Not All Women Cry The Baby Blues
By Patricia Sellers

(FORTUNE Magazine) – You've probably heard of the latest disease to strike high-level businesswomen: "an epidemic of childlessness." So says Sylvia Ann Hewlett, an economist whose Creating a Life: Professional Women and the Quest for Children is generating buzz on TV talk shows and in Time and People cover stories.

We wonder: What planet is she on?! The reason we ask is that Hewlett's statistics--49% of women earning over $100,000 are childless after 40--don't jibe with our findings. In a survey of 187 high achievers who gathered in March at FORTUNE's Most Powerful Women in Business Summit, 71% have children. The average kid count is 2.2 per powerful woman.

Apparently, FORTUNE's bigwigs have figured out the having-it-all thing better than the women in Hewlett's survey. In fact, the vast majority of those we talked to don't buy her theories. Southwest Airlines President Colleen Barrett says, "We have far more women at Southwest today having babies and continuing to work than ten years ago." Lehman Brothers' Barbara Byrne notes that eight of ten female managing directors in her investment-banking division have kids--"and most more than one." Byrne herself has four. Even Ann Moore, the executive at Time Inc. (FORTUNE's parent) who oversees Time and People, says, "If there is an epidemic of childlessness, why do I have 23 professional women on maternity leave and another 33 who will be taking off this year? A byproduct of female leadership, maybe?"

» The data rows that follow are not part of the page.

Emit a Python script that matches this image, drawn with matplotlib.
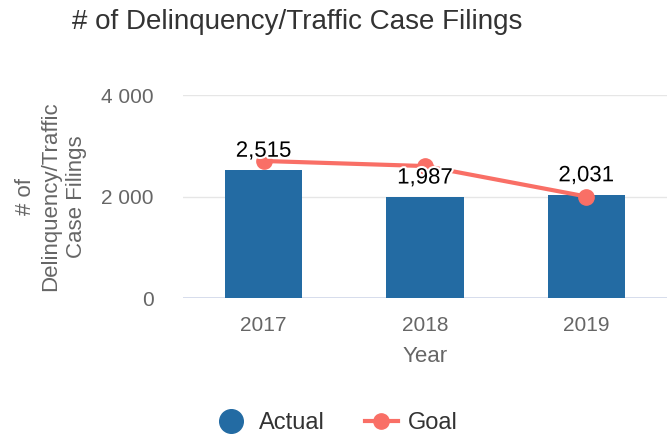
import matplotlib.pyplot as plt
import matplotlib.patheffects as pe
from matplotlib.lines import Line2D

# data
years = ['2017', '2018', '2019']
actual = [2515, 1987, 2031]
goal = [2700, 2600, 2000]
y_ticks = [0, 2000, 4000]

BAR = '#236ba3'
GOAL = '#f96f66'
TXT = '#666666'

plt.rcParams['font.family'] = ['Liberation Sans', 'DejaVu Sans']

fig = plt.figure(figsize=(6.69, 4.38), dpi=100)
ax = fig.add_axes([0.2735, 0.3196, 0.7235, 0.4635])

x = range(len(years))
ax.bar(x, actual, width=0.48, color=BAR, zorder=2)
ax.plot(x, goal, color=GOAL, lw=3, marker='o', ms=11, zorder=3)

for i, v in enumerate(actual):
    ax.text(i, v + 170, f'{v:,}', ha='center', va='bottom', fontsize=16,
            color='black', zorder=4,
            path_effects=[pe.withStroke(linewidth=3, foreground='white')])

ax.set_xlim(-0.5, 2.5)
ax.set_ylim(0, 4000)
ax.set_xticks(list(x))
ax.set_xticklabels(years, fontsize=15, color=TXT)
ax.set_yticks(y_ticks)
ax.set_yticklabels([f'{t:,}'.replace(',', ' ') for t in y_ticks], fontsize=15, color=TXT)
ax.tick_params(axis='both', length=0)
ax.tick_params(axis='x', pad=13)
ax.tick_params(axis='y', pad=21)
ax.grid(axis='y', color='#e6e6e6', lw=1, zorder=0)
for s in ax.spines.values():
    s.set_visible(False)
ax.axhline(0, color='#ccd6eb', lw=1.2, zorder=1)

ax.set_xlabel('Year', fontsize=16, color=TXT, labelpad=8)
ax.set_ylabel('# of\nDelinquency/Traffic\nCase Filings', fontsize=16, color=TXT,
              labelpad=10, linespacing=1.3)

fig.text(0.108, 0.95, '# of Delinquency/Traffic Case Filings', fontsize=20,
         color='#333333', ha='left', va='center')

handles = [
    Line2D([], [], ls='none', marker='o', ms=17, color=BAR),
    Line2D([], [], color=GOAL, lw=3, marker='o', ms=11),
]
fig.legend(handles, ['Actual', 'Goal'], loc='center', bbox_to_anchor=(0.503, 0.034),
           ncol=2, frameon=False, fontsize=17, labelcolor='#333333',
           handlelength=1.4, columnspacing=1.7, handletextpad=0.45)

fig.savefig('out.png', dpi=100)
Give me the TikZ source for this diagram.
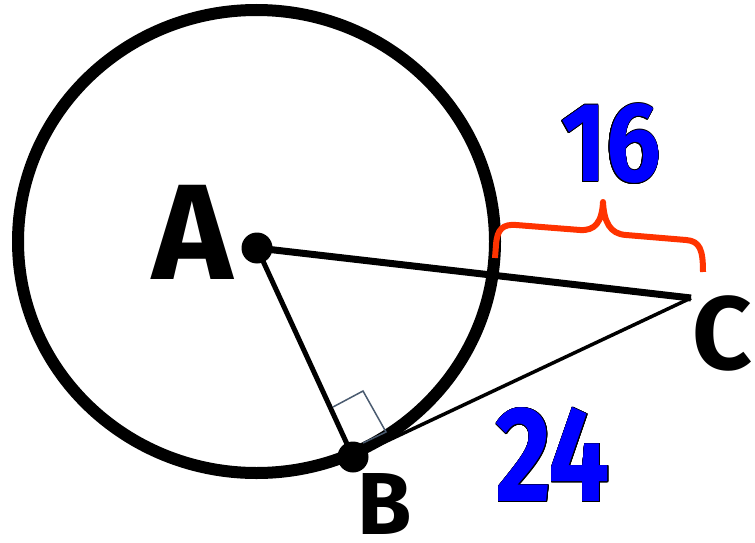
\documentclass[tikz,border=0pt]{standalone}
\usepackage{fontspec}
\setsansfont{Fira Sans}
\usepackage{contour}
\contourlength{0.7pt}
\definecolor{numblue}{HTML}{0000FF}
\definecolor{bracered}{HTML}{FF3300}
\definecolor{sqgray}{HTML}{4A5B70}
\begin{document}
\begin{tikzpicture}[x=1pt,y=-1pt,
  ptlabel/.style={inner sep=0pt,font=\sffamily\bfseries},
  numlabel/.style={inner sep=0pt,font=\sffamily\bfseries},
  dotpt/.style={circle,fill=black,inner sep=0pt,minimum size=31pt},
  seg/.style={black}]
\useasboundingbox (0,0) rectangle (755,543);
\fill[white] (0,0) rectangle (755,543);
% circle
\draw[line width=12pt] (256.5,241.5) ellipse [x radius=238.5, y radius=231.5];
% points
\coordinate (A) at (257,248);
\coordinate (B) at (353,457);
\coordinate (C) at (691,298);
% segments
\draw[seg,line width=7pt] (A) -- (C);
\draw[seg,line width=5pt] (A) -- (B);
\draw[seg,line width=3.5pt] (B) -- (C);
% right angle mark
\draw[sqgray,line width=1.5pt,line join=miter] (333,407) -- (363,391) -- (386,432) -- (363,443);
\node[dotpt] (dA) at (A) {};
\node[dotpt] (dB) at (B) {};
% brace
\draw[bracered,line width=6pt,line join=round]
  (495,258) -- (496,245) .. controls (497,229) and (503,224) .. (516,225)
  -- (580,230) .. controls (595,231) and (602,222) .. (603,202)
  .. controls (604,222) and (610,234) .. (626,235)
  -- (686,240) .. controls (700,241) and (703,250) .. (703,272);
% labels
\node[ptlabel,font=\sffamily\bfseries\fontsize{136}{136}\selectfont] (lA) at (193,232) {A};
\node[ptlabel,font=\sffamily\bfseries\fontsize{88}{88}\selectfont] (lB) at (385,504) {B};
\node[ptlabel,font=\sffamily\bfseries\fontsize{104}{104}\selectfont] (lC) at (722,333) {C};
\node[numlabel,font=\sffamily\bfseries\fontsize{113}{113}\selectfont] (n16) at (611,144) {\scalebox{0.86}[1]{\contour{black}{\textcolor{numblue}{16}}}};
\node[numlabel,font=\sffamily\bfseries\fontsize{136}{136}\selectfont] (n24) at (553,455) {\scalebox{0.8}[1]{\contour{black}{\textcolor{numblue}{24}}}};
\end{tikzpicture}
\end{document}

Maybe. Or perhaps these women have discovered ways to combine babies and careers; 30% of the women who attended our summit have househusbands; some launched into motherhood early--Barrett at 23 and Oxygen Media CEO Geraldine Laybourne at 24 (as Hewlett advises). But most just juggled adeptly--the typical woman in our survey became a mom at 31. "I used to say early or late is fine, but the middle is a killer," says Allen & Co. managing director Nancy Peretsman. "Early in any career, there are seven to ten years where you have to prove yourself." Peretsman became a mom at 34, just as she made partner at Salomon Brothers, her former employer.

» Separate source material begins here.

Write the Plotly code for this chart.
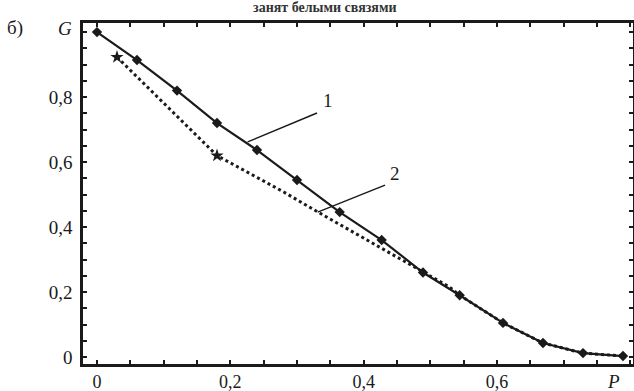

Although waiting is risky, these women have the resources to capitalize on technological advances. Dawn Lepore, a vice chair at Charles Schwab, conceived her first child, a son, in vitro and gave birth at age 44. Now, four years later, Lepore is caring for her newborn daughter, conceived in vitro and carried by a surrogate. "Technology and society give us a choice--have kids or not, and when," says Anne Stevens, Ford's head of North America vehicle operations.

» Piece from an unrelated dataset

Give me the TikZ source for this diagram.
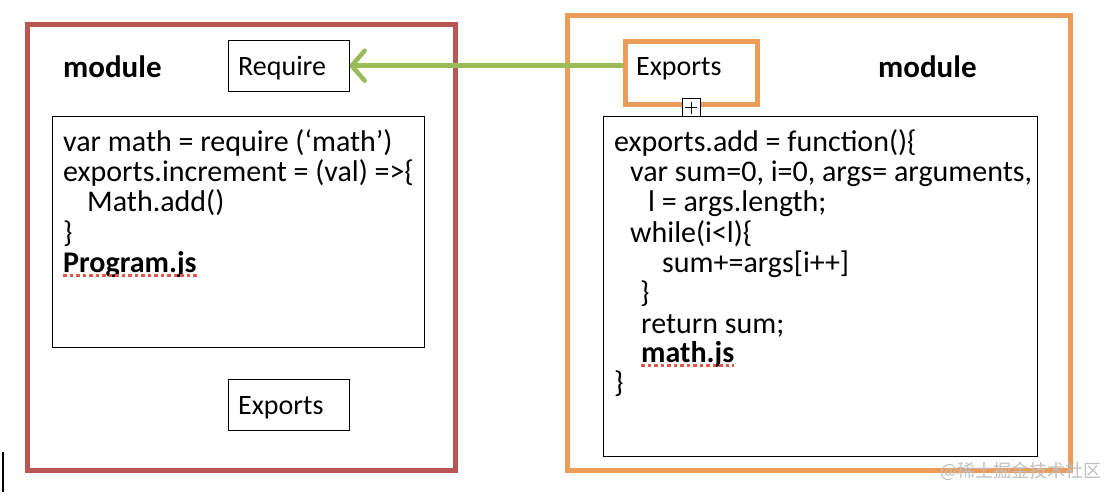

Choosing is often painful, but the upside is that women have more options than ever. Former Texas governor Ann Richards, now a senior advisor with Public Strategies, says, "If women are choosing not to have children, I think it's great. They will have more freedom to pursue careers, interests, joys." Ever blunt, the influential mother of four adds, "This have-a-baby guilt trip is ridiculous."